**Given exercise:** Data follows below. Repeat exactly the lines between the line holding "Write the Plotly code for this chart." and the line holding "fig = go.Figure()", inclusive, and nothing more; drop pictures.

━━ Data provided

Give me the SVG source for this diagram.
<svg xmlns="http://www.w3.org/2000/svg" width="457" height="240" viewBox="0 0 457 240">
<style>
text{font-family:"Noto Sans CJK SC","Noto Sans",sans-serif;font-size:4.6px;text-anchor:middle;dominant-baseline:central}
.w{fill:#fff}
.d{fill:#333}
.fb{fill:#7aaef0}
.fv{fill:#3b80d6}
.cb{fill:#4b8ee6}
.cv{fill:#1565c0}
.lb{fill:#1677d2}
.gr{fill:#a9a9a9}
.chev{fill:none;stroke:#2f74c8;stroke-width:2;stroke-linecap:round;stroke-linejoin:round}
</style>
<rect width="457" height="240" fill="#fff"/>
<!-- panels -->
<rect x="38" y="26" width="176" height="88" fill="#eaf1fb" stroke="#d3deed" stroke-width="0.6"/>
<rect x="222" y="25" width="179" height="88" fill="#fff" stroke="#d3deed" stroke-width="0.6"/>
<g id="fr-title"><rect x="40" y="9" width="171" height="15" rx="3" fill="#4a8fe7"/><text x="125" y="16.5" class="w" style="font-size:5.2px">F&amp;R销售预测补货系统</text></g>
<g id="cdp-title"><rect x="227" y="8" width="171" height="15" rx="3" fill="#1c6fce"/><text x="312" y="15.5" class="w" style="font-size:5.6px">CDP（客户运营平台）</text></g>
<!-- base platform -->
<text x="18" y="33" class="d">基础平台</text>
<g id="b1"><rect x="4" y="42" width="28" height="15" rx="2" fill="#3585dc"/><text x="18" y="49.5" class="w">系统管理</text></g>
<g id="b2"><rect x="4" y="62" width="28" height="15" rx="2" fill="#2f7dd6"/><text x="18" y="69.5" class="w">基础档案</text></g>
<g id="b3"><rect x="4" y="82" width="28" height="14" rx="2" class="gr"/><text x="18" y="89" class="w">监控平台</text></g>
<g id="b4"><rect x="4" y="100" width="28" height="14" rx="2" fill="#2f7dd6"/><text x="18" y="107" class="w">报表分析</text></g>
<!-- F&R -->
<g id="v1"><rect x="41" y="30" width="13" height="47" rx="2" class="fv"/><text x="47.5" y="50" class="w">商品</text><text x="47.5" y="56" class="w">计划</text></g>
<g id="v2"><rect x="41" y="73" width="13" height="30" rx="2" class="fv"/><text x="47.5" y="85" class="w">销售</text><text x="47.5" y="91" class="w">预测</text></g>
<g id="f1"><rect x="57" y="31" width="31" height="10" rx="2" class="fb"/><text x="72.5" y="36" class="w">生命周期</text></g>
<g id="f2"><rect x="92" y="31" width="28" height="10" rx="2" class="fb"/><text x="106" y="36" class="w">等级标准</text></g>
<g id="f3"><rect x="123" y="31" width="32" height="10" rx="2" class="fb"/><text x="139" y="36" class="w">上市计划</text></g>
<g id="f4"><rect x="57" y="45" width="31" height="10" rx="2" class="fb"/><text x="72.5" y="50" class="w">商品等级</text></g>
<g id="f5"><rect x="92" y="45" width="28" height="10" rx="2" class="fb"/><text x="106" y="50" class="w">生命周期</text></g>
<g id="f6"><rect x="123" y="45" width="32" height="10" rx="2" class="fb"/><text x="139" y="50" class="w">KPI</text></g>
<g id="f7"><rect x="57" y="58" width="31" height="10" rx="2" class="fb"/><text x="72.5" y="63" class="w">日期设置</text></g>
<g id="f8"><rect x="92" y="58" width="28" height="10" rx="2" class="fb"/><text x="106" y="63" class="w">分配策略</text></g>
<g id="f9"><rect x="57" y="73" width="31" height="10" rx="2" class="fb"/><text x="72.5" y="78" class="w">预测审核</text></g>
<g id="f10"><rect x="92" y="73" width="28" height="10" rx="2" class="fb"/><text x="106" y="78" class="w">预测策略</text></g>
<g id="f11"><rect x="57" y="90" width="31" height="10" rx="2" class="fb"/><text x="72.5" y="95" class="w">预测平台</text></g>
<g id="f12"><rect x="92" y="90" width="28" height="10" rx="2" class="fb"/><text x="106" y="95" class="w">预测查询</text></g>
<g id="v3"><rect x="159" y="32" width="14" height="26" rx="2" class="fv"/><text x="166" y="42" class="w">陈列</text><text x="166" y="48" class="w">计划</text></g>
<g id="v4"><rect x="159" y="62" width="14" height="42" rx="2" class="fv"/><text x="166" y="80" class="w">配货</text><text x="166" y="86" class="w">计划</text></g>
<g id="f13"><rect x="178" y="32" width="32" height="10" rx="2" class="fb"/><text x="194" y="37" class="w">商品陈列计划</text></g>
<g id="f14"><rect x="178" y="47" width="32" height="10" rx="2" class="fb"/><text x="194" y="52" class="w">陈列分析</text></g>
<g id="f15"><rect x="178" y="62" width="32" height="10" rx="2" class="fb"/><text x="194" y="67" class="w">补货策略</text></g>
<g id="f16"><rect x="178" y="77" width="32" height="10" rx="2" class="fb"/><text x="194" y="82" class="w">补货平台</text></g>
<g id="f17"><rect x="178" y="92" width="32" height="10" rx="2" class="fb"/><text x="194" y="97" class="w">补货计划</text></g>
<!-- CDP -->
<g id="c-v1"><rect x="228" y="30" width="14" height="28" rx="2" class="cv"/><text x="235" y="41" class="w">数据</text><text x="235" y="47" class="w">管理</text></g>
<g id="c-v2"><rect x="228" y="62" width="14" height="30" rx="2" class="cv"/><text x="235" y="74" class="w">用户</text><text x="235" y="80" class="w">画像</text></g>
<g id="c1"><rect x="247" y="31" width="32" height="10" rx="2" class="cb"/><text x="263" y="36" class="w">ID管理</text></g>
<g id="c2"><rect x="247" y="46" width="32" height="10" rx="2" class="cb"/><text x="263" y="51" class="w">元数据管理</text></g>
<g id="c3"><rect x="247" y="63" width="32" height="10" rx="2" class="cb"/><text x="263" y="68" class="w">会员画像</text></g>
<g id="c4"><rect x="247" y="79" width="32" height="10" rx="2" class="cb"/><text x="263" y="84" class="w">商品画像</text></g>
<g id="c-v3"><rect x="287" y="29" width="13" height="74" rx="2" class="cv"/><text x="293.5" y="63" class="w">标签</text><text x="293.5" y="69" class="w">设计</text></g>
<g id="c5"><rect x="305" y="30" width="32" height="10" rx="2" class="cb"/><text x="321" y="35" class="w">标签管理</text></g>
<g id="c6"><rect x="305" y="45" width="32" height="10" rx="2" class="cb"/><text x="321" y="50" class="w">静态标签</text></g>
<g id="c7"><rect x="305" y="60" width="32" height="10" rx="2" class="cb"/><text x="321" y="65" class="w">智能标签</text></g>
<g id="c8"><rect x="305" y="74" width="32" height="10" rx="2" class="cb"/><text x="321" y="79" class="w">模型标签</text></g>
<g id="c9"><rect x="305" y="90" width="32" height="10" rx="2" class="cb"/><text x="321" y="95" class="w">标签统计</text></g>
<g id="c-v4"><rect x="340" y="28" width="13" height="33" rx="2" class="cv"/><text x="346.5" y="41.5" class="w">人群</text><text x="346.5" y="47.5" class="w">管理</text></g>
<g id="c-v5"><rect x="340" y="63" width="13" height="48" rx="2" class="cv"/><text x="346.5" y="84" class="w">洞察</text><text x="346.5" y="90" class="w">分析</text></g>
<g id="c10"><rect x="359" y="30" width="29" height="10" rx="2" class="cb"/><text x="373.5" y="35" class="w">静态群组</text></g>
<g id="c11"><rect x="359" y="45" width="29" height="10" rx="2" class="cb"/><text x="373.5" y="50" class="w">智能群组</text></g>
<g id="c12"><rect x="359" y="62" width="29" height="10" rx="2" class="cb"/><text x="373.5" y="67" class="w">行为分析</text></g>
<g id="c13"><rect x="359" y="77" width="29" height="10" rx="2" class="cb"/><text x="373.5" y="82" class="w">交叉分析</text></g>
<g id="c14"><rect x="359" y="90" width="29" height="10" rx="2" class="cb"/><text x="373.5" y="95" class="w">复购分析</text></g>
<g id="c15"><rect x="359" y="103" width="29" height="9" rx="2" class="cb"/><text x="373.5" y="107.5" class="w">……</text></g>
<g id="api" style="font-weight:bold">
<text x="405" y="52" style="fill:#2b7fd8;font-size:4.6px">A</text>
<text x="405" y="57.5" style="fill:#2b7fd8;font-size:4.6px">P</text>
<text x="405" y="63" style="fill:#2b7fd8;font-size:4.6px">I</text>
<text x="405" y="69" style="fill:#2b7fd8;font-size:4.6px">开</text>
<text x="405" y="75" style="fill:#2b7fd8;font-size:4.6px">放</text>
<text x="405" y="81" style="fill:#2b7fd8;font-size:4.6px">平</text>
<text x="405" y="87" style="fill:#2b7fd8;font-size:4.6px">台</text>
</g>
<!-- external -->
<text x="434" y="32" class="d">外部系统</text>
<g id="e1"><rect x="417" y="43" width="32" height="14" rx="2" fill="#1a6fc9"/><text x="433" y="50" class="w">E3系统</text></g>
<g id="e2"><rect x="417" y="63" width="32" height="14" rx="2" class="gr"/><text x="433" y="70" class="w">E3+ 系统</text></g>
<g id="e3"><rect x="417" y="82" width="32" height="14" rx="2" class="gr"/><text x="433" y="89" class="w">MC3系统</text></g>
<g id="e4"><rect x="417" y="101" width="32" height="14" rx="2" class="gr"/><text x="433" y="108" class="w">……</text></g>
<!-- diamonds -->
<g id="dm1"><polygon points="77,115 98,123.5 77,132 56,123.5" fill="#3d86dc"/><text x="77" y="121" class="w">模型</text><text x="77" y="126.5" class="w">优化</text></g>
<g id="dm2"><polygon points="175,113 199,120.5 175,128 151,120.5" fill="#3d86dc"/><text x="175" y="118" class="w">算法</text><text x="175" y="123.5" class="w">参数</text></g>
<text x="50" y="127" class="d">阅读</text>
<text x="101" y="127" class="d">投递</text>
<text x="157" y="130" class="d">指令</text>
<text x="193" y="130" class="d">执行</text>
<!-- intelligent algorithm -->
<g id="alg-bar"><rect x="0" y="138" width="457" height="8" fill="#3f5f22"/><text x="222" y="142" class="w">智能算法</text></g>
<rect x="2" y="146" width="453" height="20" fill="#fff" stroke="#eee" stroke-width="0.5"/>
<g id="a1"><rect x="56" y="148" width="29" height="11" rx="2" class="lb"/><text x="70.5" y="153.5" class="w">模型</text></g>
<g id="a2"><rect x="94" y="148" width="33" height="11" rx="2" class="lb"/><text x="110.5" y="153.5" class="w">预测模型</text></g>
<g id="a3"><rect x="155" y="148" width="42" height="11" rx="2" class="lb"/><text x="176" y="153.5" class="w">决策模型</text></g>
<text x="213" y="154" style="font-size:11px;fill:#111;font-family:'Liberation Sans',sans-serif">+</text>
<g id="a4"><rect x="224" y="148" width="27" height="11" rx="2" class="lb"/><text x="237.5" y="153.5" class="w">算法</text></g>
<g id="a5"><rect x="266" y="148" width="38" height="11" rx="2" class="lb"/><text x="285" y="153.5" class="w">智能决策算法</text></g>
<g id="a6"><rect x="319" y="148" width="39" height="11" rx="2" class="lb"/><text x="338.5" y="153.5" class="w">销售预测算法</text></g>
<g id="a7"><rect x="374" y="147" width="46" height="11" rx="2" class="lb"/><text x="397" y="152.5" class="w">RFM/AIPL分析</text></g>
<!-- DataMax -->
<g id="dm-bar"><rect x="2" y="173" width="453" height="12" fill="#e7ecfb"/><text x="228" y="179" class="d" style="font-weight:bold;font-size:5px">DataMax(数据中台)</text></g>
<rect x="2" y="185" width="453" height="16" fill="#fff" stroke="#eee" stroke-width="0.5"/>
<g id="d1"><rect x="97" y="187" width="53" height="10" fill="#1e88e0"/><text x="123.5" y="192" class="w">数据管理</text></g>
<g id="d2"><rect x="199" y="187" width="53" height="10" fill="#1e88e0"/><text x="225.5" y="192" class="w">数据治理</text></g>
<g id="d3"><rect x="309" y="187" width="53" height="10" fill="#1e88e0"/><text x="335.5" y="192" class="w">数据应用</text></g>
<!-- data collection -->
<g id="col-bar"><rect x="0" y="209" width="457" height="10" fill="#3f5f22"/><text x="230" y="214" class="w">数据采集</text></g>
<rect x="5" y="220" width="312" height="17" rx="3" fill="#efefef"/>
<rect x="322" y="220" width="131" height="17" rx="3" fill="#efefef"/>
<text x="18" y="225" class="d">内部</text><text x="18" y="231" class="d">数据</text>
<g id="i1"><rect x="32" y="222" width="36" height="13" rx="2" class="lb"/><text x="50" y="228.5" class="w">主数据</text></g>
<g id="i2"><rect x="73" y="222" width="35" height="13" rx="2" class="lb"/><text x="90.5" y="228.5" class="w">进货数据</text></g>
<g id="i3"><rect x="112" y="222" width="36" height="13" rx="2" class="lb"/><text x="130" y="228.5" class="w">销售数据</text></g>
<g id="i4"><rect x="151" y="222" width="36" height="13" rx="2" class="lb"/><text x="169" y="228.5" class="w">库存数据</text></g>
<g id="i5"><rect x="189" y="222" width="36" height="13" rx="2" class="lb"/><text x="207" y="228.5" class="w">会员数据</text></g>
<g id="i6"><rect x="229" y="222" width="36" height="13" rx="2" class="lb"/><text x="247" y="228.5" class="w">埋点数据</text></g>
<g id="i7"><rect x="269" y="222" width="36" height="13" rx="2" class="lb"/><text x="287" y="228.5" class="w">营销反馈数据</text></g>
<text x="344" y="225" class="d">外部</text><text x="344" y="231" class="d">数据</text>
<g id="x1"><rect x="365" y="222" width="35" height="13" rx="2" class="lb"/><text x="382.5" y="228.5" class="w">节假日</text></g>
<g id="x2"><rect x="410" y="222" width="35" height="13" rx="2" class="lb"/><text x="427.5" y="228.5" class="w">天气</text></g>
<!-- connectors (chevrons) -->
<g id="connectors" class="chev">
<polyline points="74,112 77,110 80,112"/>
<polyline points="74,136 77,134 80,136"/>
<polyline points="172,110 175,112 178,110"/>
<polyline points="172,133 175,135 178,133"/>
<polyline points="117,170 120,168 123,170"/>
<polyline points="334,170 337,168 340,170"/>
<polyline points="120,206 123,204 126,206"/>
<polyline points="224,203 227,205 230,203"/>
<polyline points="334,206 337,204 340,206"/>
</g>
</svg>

━━━━
━━ Data provided

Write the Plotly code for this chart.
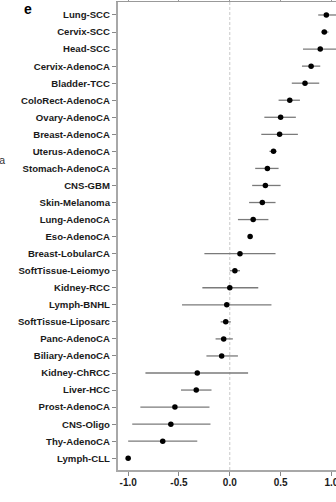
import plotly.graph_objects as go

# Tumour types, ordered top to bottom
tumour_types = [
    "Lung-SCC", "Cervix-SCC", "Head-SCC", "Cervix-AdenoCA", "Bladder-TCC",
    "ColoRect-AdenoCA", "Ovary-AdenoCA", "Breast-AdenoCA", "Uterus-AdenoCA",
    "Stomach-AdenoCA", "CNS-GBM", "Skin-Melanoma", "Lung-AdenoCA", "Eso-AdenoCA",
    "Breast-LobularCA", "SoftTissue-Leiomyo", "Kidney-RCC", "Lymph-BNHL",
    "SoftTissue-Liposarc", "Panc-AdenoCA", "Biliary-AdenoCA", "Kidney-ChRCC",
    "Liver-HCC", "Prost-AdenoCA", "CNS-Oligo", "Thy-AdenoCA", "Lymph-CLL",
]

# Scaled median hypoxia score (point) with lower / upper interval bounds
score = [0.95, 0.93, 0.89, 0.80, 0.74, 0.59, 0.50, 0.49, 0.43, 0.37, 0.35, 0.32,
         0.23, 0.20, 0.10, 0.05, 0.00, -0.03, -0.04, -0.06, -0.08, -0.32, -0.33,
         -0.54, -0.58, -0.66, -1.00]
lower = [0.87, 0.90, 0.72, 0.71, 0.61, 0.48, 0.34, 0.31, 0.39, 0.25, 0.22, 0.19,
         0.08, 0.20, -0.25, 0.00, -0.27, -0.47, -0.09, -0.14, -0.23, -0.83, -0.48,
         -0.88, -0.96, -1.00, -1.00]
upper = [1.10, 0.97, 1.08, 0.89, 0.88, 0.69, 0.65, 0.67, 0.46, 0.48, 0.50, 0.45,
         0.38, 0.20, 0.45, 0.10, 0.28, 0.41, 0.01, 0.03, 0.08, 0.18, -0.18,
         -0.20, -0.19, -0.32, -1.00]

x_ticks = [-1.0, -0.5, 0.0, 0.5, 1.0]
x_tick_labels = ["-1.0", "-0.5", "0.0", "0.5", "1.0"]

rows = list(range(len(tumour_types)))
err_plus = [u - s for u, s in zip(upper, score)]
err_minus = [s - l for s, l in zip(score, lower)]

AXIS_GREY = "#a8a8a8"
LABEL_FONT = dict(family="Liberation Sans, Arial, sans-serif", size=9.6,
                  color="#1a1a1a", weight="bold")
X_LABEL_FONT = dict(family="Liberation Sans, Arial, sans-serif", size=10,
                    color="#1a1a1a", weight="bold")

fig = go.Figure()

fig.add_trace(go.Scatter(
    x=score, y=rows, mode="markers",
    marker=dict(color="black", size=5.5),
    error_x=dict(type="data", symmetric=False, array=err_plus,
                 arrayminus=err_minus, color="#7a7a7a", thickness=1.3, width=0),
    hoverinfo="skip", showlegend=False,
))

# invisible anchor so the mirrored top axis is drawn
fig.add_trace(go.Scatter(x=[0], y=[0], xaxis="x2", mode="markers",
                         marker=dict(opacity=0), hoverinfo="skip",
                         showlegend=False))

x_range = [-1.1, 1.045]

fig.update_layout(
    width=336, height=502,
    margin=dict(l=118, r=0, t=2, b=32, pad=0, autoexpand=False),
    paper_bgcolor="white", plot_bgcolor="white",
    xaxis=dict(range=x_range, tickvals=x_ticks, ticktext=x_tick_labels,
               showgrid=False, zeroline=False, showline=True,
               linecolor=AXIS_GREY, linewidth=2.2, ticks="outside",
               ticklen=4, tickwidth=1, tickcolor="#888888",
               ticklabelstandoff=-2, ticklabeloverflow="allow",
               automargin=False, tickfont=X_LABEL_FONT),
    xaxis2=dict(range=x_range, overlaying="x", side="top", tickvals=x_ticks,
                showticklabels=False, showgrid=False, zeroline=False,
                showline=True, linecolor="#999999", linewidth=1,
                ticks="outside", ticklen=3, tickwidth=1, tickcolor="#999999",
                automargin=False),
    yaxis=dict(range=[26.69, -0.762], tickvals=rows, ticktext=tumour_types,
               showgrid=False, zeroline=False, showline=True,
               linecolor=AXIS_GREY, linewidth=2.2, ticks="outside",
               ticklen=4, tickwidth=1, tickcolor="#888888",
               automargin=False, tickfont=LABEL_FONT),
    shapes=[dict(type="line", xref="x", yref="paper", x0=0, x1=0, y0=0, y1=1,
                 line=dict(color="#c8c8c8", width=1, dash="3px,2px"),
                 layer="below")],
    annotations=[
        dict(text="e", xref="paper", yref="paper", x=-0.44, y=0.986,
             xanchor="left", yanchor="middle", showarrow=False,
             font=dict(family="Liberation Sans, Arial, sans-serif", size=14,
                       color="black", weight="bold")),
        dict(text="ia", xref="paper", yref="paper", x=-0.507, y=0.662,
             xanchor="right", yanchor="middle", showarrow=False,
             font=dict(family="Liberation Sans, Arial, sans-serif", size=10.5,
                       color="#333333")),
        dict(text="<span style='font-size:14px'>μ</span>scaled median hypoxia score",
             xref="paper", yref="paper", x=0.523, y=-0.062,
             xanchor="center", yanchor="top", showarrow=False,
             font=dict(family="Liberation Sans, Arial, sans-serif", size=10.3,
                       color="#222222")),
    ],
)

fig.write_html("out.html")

━━━━
━━ Data provided

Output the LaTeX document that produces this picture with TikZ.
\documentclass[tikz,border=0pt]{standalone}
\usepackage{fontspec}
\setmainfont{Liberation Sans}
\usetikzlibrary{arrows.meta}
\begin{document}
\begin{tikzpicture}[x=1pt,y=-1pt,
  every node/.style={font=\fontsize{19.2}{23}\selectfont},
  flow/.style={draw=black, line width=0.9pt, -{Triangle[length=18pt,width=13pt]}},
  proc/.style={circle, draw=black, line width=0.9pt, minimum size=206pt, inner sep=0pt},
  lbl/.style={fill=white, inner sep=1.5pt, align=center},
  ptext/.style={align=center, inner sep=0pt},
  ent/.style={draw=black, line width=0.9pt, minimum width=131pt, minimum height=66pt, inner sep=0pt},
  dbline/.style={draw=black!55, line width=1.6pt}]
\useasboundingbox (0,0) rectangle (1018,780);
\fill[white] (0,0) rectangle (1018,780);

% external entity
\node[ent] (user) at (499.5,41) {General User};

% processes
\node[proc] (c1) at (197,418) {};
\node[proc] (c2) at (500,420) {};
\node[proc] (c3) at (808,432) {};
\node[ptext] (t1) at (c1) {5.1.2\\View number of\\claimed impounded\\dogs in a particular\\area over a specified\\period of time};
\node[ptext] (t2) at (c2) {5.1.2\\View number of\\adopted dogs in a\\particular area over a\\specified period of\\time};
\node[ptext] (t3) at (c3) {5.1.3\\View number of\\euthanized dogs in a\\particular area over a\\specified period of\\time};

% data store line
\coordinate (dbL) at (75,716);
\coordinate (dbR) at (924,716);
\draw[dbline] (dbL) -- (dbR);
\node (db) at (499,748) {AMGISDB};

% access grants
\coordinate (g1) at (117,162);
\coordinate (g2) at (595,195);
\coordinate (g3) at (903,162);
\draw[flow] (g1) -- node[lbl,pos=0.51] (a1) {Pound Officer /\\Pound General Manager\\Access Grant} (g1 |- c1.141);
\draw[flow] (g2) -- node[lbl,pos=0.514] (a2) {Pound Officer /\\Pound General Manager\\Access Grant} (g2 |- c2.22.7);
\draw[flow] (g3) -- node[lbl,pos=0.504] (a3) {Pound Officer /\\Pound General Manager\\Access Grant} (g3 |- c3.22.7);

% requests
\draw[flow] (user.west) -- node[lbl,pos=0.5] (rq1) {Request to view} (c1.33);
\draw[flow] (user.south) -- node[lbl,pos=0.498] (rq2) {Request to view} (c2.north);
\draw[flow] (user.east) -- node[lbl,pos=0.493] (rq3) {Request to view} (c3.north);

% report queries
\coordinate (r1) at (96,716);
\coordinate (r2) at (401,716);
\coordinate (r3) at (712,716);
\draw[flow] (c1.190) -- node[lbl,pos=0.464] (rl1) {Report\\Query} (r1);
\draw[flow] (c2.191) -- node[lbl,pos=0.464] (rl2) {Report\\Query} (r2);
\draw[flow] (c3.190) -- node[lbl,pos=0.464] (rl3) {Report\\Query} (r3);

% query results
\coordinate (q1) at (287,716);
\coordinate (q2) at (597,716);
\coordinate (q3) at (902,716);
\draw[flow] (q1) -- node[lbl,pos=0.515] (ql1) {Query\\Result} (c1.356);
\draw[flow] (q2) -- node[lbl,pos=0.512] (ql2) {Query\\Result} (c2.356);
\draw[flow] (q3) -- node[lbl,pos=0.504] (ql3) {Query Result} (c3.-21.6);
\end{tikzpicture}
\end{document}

━━━━

**The reply:**
Write the Plotly code for this chart.
import plotly.graph_objects as go

# Tumour types, ordered top to bottom
tumour_types = [
    "Lung-SCC", "Cervix-SCC", "Head-SCC", "Cervix-AdenoCA", "Bladder-TCC",
    "ColoRect-AdenoCA", "Ovary-AdenoCA", "Breast-AdenoCA", "Uterus-AdenoCA",
    "Stomach-AdenoCA", "CNS-GBM", "Skin-Melanoma", "Lung-AdenoCA", "Eso-AdenoCA",
    "Breast-LobularCA", "SoftTissue-Leiomyo", "Kidney-RCC", "Lymph-BNHL",
    "SoftTissue-Liposarc", "Panc-AdenoCA", "Biliary-AdenoCA", "Kidney-ChRCC",
    "Liver-HCC", "Prost-AdenoCA", "CNS-Oligo", "Thy-AdenoCA", "Lymph-CLL",
]

# Scaled median hypoxia score (point) with lower / upper interval bounds
score = [0.95, 0.93, 0.89, 0.80, 0.74, 0.59, 0.50, 0.49, 0.43, 0.37, 0.35, 0.32,
         0.23, 0.20, 0.10, 0.05, 0.00, -0.03, -0.04, -0.06, -0.08, -0.32, -0.33,
         -0.54, -0.58, -0.66, -1.00]
lower = [0.87, 0.90, 0.72, 0.71, 0.61, 0.48, 0.34, 0.31, 0.39, 0.25, 0.22, 0.19,
         0.08, 0.20, -0.25, 0.00, -0.27, -0.47, -0.09, -0.14, -0.23, -0.83, -0.48,
         -0.88, -0.96, -1.00, -1.00]
upper = [1.10, 0.97, 1.08, 0.89, 0.88, 0.69, 0.65, 0.67, 0.46, 0.48, 0.50, 0.45,
         0.38, 0.20, 0.45, 0.10, 0.28, 0.41, 0.01, 0.03, 0.08, 0.18, -0.18,
         -0.20, -0.19, -0.32, -1.00]

x_ticks = [-1.0, -0.5, 0.0, 0.5, 1.0]
x_tick_labels = ["-1.0", "-0.5", "0.0", "0.5", "1.0"]

rows = list(range(len(tumour_types)))
err_plus = [u - s for u, s in zip(upper, score)]
err_minus = [s - l for s, l in zip(score, lower)]

AXIS_GREY = "#a8a8a8"
LABEL_FONT = dict(family="Liberation Sans, Arial, sans-serif", size=9.6,
                  color="#1a1a1a", weight="bold")
X_LABEL_FONT = dict(family="Liberation Sans, Arial, sans-serif", size=10,
                    color="#1a1a1a", weight="bold")

fig = go.Figure()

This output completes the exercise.